The arrival of an urban sophisticate in some rural backwater with hostile locals and a dark and terrible secret is not an original plotline, but is given a new twist in Generation Lossby the nature of the protagonist: Cassandra Neary is as dark a heroine as is likely to be found, even in crime fiction. Kleptomaniac, habitual drug user, obsessed with death and with a default setting of hostility, Cass challenges the reader’s patience, and it is only the sense that she is damaged and suffers that engages empathy.

Elizabeth Hand is the author of more than a dozen previous books, but this seems to be the first outing for Cass Neary.

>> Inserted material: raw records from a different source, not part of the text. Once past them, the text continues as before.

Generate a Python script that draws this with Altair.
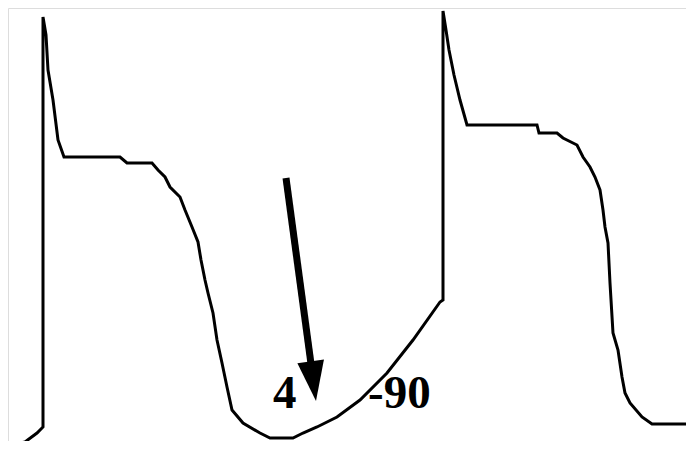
import altair as alt
import pandas as pd
import math

# Trace of the action-potential waveform (t: horizontal units, v: vertical units, up = positive)
t_vals = [10, 25, 37, 43, 43, 46, 48, 53, 58, 64, 120, 127, 152, 158, 165, 170, 180, 185, 192,
          198, 201, 205, 208, 213, 217, 222, 227, 232, 243, 260, 270, 293, 303, 317, 337, 360,
          387, 413, 440, 443,
          443, 446, 449, 454, 460, 467, 537, 539, 557, 563, 577, 583, 590, 595, 600, 603, 605,
          608, 610, 613, 618, 622, 625, 630, 642, 652, 694]
y_pix = [445, 442, 433, 427, 17, 35, 70, 100, 140, 157, 157, 163, 163, 170, 177, 187, 197, 210, 227,
         242, 260, 280, 293, 313, 340, 363, 387, 410, 423, 433, 438, 438, 433, 427, 417, 400,
         373, 340, 302, 300,
         11, 30, 50, 75, 100, 125, 125, 133, 133, 138, 145, 157, 167, 177, 190, 210, 227,
         243, 283, 333, 350, 377, 393, 403, 417, 424, 424]
v_vals = [449 - y for y in y_pix]

# Arrow (shaft start, head tip) and labels
arrow_t = [286, 316]
arrow_v = [449 - 178, 449 - 401]
label_text = ["4", "-90"]
label_t = [273, 368]
label_v = [449 - 408, 449 - 408]

wave = pd.DataFrame({"t": t_vals, "v": v_vals, "order": list(range(len(t_vals)))})

dx = arrow_t[1] - arrow_t[0]
dy = arrow_v[0] - arrow_v[1]
ang = math.degrees(math.atan2(dx, dy))
head_len = 40
ln = math.hypot(dx, dy)
shaft_end_t = arrow_t[1] - dx / ln * (head_len - 4)
shaft_end_v = arrow_v[1] + dy / ln * (head_len - 4)
head_c_t = arrow_t[1] - dx / ln * head_len / 2
head_c_v = arrow_v[1] + dy / ln * head_len / 2

shaft = pd.DataFrame({"t": [arrow_t[0]], "v": [arrow_v[0]], "t2": [shaft_end_t], "v2": [shaft_end_v]})
head = pd.DataFrame({"t": [head_c_t], "v": [head_c_v]})
labels = pd.DataFrame({"t": label_t, "v": label_v, "text": label_text})

xs = alt.Scale(domain=[8, 686], nice=False, zero=False)
ys = alt.Scale(domain=[8, 441], nice=False, zero=False)
X = alt.X("t:Q", scale=xs, axis=None)
Y = alt.Y("v:Q", scale=ys, axis=None)

line = alt.Chart(wave).mark_line(color="black", strokeWidth=3, clip=False).encode(
    x=X, y=Y, order="order:Q")

shaft_mark = alt.Chart(shaft).mark_rule(color="black", strokeWidth=7).encode(
    x=X, y=Y, x2="t2:Q", y2="v2:Q")

head_mark = alt.Chart(head).mark_point(
    shape="M-0.67,-1L0.67,-1L0,1Z", filled=True, color="black", opacity=1,
    size=head_len * head_len, angle=(360 - ang) % 360, strokeWidth=0).encode(x=X, y=Y)

text_mark = alt.Chart(labels).mark_text(
    font="Liberation Serif", fontWeight="bold", fontSize=47, color="black",
    align="left", baseline="alphabetic").encode(x=X, y=Y, text="text:N")

chart = alt.layer(line, shaft_mark, head_mark, text_mark).properties(
    width=678, height=433, padding=0, autosize=alt.AutoSizeParams(type="none")
).configure_view(stroke="transparent", strokeWidth=0).configure(background="white")

chart.save("out.html", embed_options={"renderer": "svg", "actions": False})
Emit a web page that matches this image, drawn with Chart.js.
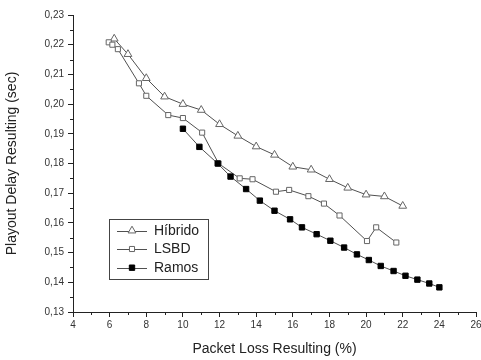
<!DOCTYPE html>
<html>
<head>
<meta charset="utf-8">
<script src="https://cdn.jsdelivr.net/npm/chart.js@4/dist/chart.umd.min.js"></script>
<style>
  html, body { margin: 0; padding: 0; background: #fff; overflow: hidden; }
  #wrap { width: 495px; height: 360px; }
</style>
</head>
<body>
<div id="wrap"><canvas id="c" width="495" height="360"></canvas></div>
<script>
// ---- data ----
const hibridoX = [6.25, 7, 8, 9, 10, 11, 12, 13, 14, 15, 16, 17, 18, 19, 20, 21, 22];
const hibridoY = [0.2220, 0.2168, 0.2087, 0.2025, 0.2000, 0.1980, 0.1932, 0.1893, 0.1857, 0.1829, 0.1789, 0.1779, 0.1747, 0.1718, 0.1695, 0.1689, 0.1657];

const lsbdX = [5.95, 6.15, 6.45, 7.6, 8.0, 9.2, 10.0, 11.05, 11.95, 13.1, 13.8, 15.08, 15.8, 16.85, 17.7, 18.55, 20.05, 20.55, 21.65];
const lsbdY = [0.2208, 0.2200, 0.2185, 0.2070, 0.2028, 0.1963, 0.1953, 0.1904, 0.1800, 0.1750, 0.1747, 0.1705, 0.1711, 0.1690, 0.1665, 0.1625, 0.1539, 0.1585, 0.1534];

const ramosX = [10.0, 10.9, 11.9, 12.6, 13.45, 14.2, 15.0, 15.85, 16.5, 17.3, 18.05, 18.8, 19.5, 20.15, 20.8, 21.5, 22.15, 22.8, 23.45, 24.0];
const ramosY = [0.1917, 0.1856, 0.1800, 0.1756, 0.1714, 0.1675, 0.1641, 0.1612, 0.1585, 0.1562, 0.1540, 0.1517, 0.1494, 0.1475, 0.1455, 0.1438, 0.1422, 0.1409, 0.1396, 0.1383];

const seriesNames = ['Híbrido', 'LSBD', 'Ramos'];
const xMin = 4, xMax = 26, xStep = 2;
const yMin = 0.13, yMax = 0.23, yStep = 0.01;
const xTitle = 'Packet Loss Resulting (%)';
const yTitle = 'Playout Delay Resulting (sec)';

const zip = (xs, ys) => xs.map((x, i) => ({ x: x, y: ys[i] }));

const FONT = "'Liberation Sans', Arial, sans-serif";
const LINE = '#505050';

// minor ticks drawn through the scales
const minorTicks = {
  id: 'minorTicks',
  afterDraw(chart) {
    const ctx = chart.ctx;
    const xs = chart.scales.x, ys = chart.scales.y;
    ctx.save();
    ctx.strokeStyle = '#222';
    ctx.lineWidth = 1;
    ctx.beginPath();
    for (let v = xMin + xStep / 2; v < xMax; v += xStep) {
      const px = Math.round(xs.getPixelForValue(v)) + 0.5;
      ctx.moveTo(px, xs.top);
      ctx.lineTo(px, xs.top + 3);
    }
    for (let k = 0; k < Math.round((yMax - yMin) / yStep); k++) {
      const v = yMin + (k + 0.5) * yStep;
      const py = Math.round(ys.getPixelForValue(v)) + 0.5;
      ctx.moveTo(ys.right, py);
      ctx.lineTo(ys.right - 3, py);
    }
    ctx.stroke();
    ctx.restore();
  }
};

// legend box inside plot area
const boxLegend = {
  id: 'boxLegend',
  afterDraw(chart) {
    const ctx = chart.ctx;
    const ca = chart.chartArea;
    const bx = ca.left + 36, by = ca.top + 204, bw = 99, bh = 60;
    ctx.save();
    ctx.fillStyle = '#fff';
    ctx.fillRect(bx, by, bw, bh);
    ctx.strokeStyle = '#444';
    ctx.lineWidth = 1;
    ctx.strokeRect(bx + 0.5, by + 0.5, bw, bh);
    const rows = [11.7, 30, 48.7];
    chart.data.datasets.forEach((ds, i) => {
      const y = by + rows[i];
      ctx.strokeStyle = LINE;
      ctx.lineWidth = 1;
      ctx.beginPath();
      ctx.moveTo(bx + 8, Math.round(y) + 0.5);
      ctx.lineTo(bx + 38, Math.round(y) + 0.5);
      ctx.stroke();
      ctx.fillStyle = ds.pointBackgroundColor;
      ctx.strokeStyle = ds.pointBorderColor;
      ctx.lineWidth = 1;
      Chart.helpers.drawPoint(ctx, { pointStyle: ds.pointStyle, radius: ds.pointRadius, borderWidth: 1, rotation: 0 }, bx + 23, y);
      ctx.fillStyle = '#222';
      ctx.font = '14px ' + FONT;
      ctx.textBaseline = 'middle';
      ctx.textAlign = 'left';
      ctx.fillText(ds.label, bx + 45, y + 0.5);
    });
    ctx.restore();
  }
};

new Chart(document.getElementById('c'), {
  type: 'scatter',
  data: {
    datasets: [
      {
        label: seriesNames[0], data: zip(hibridoX, hibridoY), showLine: true,
        borderColor: LINE, borderWidth: 1,
        pointStyle: 'triangle', pointRadius: 4.5, pointBackgroundColor: '#fff',
        pointBorderColor: '#666', pointBorderWidth: 1, order: 3
      },
      {
        label: seriesNames[1], data: zip(lsbdX, lsbdY), showLine: true,
        borderColor: LINE, borderWidth: 1,
        pointStyle: 'rect', pointRadius: 3.6, pointBackgroundColor: '#fff',
        pointBorderColor: '#666', pointBorderWidth: 1, order: 2
      },
      {
        label: seriesNames[2], data: zip(ramosX, ramosY), showLine: true,
        borderColor: LINE, borderWidth: 1,
        pointStyle: 'rect', pointRadius: 3.8, pointBackgroundColor: '#000',
        pointBorderColor: '#000', pointBorderWidth: 1, order: 1
      }
    ]
  },
  options: {
    responsive: false,
    animation: false,
    layout: { padding: { top: 15, right: 19, bottom: 0, left: 0 } },
    plugins: { legend: { display: false }, tooltip: { enabled: false } },
    scales: {
      x: {
        type: 'linear', min: xMin, max: xMax,
        afterFit(s) { s.height = 48; },
        ticks: { stepSize: xStep, color: '#333', font: { family: FONT, size: 10 }, padding: 2, maxRotation: 0, autoSkip: false },
        grid: { drawOnChartArea: false, drawTicks: true, tickLength: 5, color: '#222' },
        border: { display: true, color: '#222', width: 1 },
        title: { display: true, text: xTitle, color: '#222', font: { family: FONT, size: 14 }, padding: { top: 0, bottom: 2 } }
      },
      y: {
        type: 'linear', min: yMin, max: yMax,
        afterFit(s) { s.width = 73; },
        ticks: {
          stepSize: yStep, color: '#333', font: { family: FONT, size: 10 }, padding: 4,
          callback: (v) => v.toFixed(2).replace('.', ',')
        },
        grid: { drawOnChartArea: false, drawTicks: true, tickLength: 5, color: '#222' },
        border: { display: true, color: '#222', width: 1 },
        title: { display: true, text: yTitle, color: '#222', font: { family: FONT, size: 14 }, padding: { top: 4, bottom: 0 } }
      }
    }
  },
  plugins: [minorTicks, boxLegend]
});
</script>
</body>
</html>
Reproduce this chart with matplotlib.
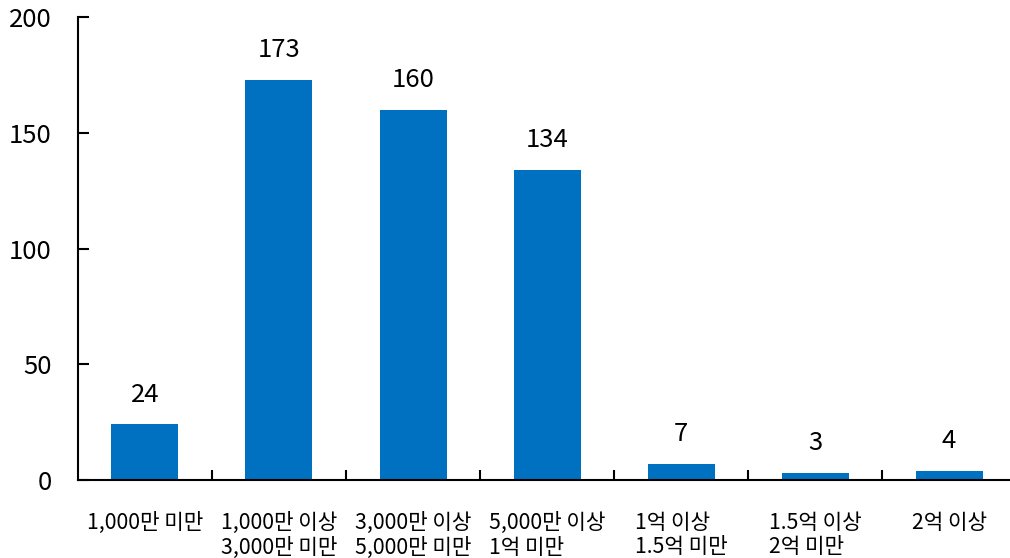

The character is interesting enough to generate interest and a sequel, Available Dark, is already on sale. Some may have doubts about Neary: are her  punk credentials merely a style choice, a rejection of corporate manipulation, or what? And in any event hasn’t the essence of punk long been absorbed into the mainstream? But there is something appealing about Neary’s disinclination to conform, and told in the first person her story feels surprisingly convincing.

The book starts with Neary in her 40s, in New York. Her minor success with a book of photographs and engagement with an animated punk scene is some 20 years behind her. After a near-fatal stabbing and a belligerent relationship which ended in death, Cass lives quietly, working in a bookstore stockroom. The action begins when she is asked to visit Paswegas Island, off the coast of Maine, to interview the reclusive photographer Aphrodite Kamestos. Cass is initially resistant but, as Aphrodite was her initial inspiration to take up photography and has reportedly requested her by name, is persuaded to make the trip.

Her destination turns out to be dark, both actually and metaphorically. By the time the island comes in view, the weather has turned cold and stormy, with grey skies, sleet and snow. The locals view her with suspicion. Prominently displayed are posters about a young man who has recently disappeared, and the young daughter of the owner of Cass’s motel also goes missing within a day of her arrival. On the island itself she finds the remnants of a one-time hippy colony, and rejection from Aphrodite, about whose wishes she has been misled. But more than this, there is a terrible secret waiting to be discovered.

Generation Loss moves along at a rapid clip to a gripping climax, but the book is given depth through an interweaving of consistent elements in Neary’s life, including her mourning for her ex-lover, and her commitment to photography of an elemental kind. The result is an integrated whole that compels the attention.